RECORDED DATA
***

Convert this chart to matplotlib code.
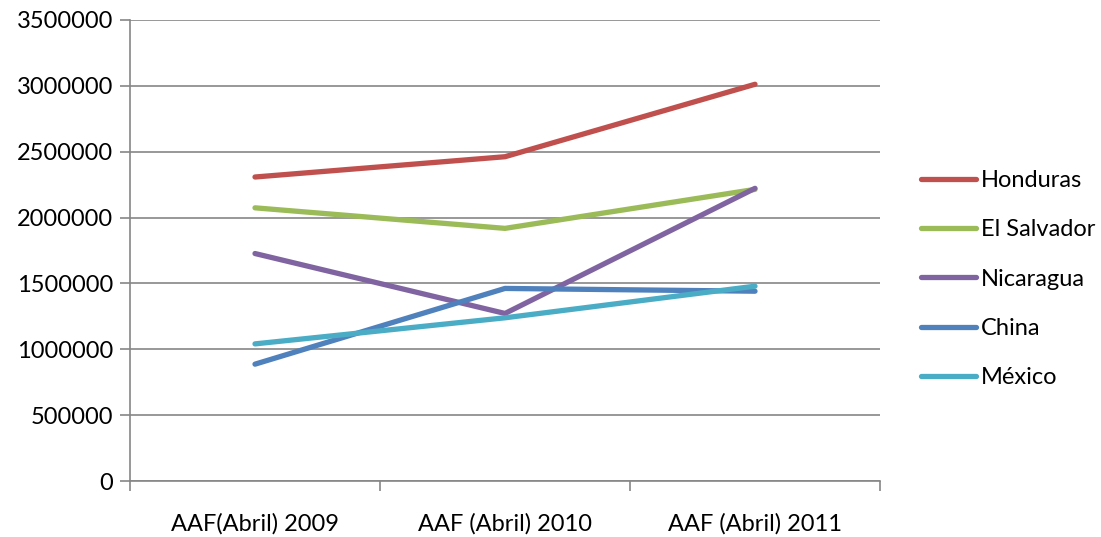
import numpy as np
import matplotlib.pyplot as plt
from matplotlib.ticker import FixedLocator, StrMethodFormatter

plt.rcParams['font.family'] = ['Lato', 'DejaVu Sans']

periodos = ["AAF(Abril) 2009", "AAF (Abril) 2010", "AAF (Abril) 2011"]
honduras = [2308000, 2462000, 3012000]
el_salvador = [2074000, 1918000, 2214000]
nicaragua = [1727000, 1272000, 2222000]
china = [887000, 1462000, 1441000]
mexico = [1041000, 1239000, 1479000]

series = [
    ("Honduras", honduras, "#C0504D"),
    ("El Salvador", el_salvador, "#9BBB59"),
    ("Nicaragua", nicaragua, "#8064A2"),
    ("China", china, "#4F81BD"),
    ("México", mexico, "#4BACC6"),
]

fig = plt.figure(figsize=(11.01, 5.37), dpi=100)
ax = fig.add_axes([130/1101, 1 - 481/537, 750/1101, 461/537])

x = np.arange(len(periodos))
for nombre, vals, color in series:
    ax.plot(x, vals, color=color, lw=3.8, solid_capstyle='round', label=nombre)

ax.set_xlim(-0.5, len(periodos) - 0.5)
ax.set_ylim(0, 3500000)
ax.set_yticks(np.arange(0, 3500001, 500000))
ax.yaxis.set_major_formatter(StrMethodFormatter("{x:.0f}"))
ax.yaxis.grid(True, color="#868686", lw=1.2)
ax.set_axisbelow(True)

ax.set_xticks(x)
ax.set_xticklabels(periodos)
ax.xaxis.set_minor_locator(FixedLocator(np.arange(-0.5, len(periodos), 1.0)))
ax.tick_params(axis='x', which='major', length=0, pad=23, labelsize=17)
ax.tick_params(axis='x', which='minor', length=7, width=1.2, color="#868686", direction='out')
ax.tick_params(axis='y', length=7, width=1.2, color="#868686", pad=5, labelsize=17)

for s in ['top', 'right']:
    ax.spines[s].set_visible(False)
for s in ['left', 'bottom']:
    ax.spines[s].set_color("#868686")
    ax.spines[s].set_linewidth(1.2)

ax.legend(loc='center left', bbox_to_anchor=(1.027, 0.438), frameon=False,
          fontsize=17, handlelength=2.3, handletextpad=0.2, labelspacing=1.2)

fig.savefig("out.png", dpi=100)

***

WHAT IS ASKED
Exactly reproduce the run of lines from the start of the listing through the line with "ax.set_axisbelow(True)", inclusive; pictures are not copied.

REPLY
Convert this chart to matplotlib code.
import numpy as np
import matplotlib.pyplot as plt
from matplotlib.ticker import FixedLocator, StrMethodFormatter

plt.rcParams['font.family'] = ['Lato', 'DejaVu Sans']

periodos = ["AAF(Abril) 2009", "AAF (Abril) 2010", "AAF (Abril) 2011"]
honduras = [2308000, 2462000, 3012000]
el_salvador = [2074000, 1918000, 2214000]
nicaragua = [1727000, 1272000, 2222000]
china = [887000, 1462000, 1441000]
mexico = [1041000, 1239000, 1479000]

series = [
    ("Honduras", honduras, "#C0504D"),
    ("El Salvador", el_salvador, "#9BBB59"),
    ("Nicaragua", nicaragua, "#8064A2"),
    ("China", china, "#4F81BD"),
    ("México", mexico, "#4BACC6"),
]

fig = plt.figure(figsize=(11.01, 5.37), dpi=100)
ax = fig.add_axes([130/1101, 1 - 481/537, 750/1101, 461/537])

x = np.arange(len(periodos))
for nombre, vals, color in series:
    ax.plot(x, vals, color=color, lw=3.8, solid_capstyle='round', label=nombre)

ax.set_xlim(-0.5, len(periodos) - 0.5)
ax.set_ylim(0, 3500000)
ax.set_yticks(np.arange(0, 3500001, 500000))
ax.yaxis.set_major_formatter(StrMethodFormatter("{x:.0f}"))
ax.yaxis.grid(True, color="#868686", lw=1.2)
ax.set_axisbelow(True)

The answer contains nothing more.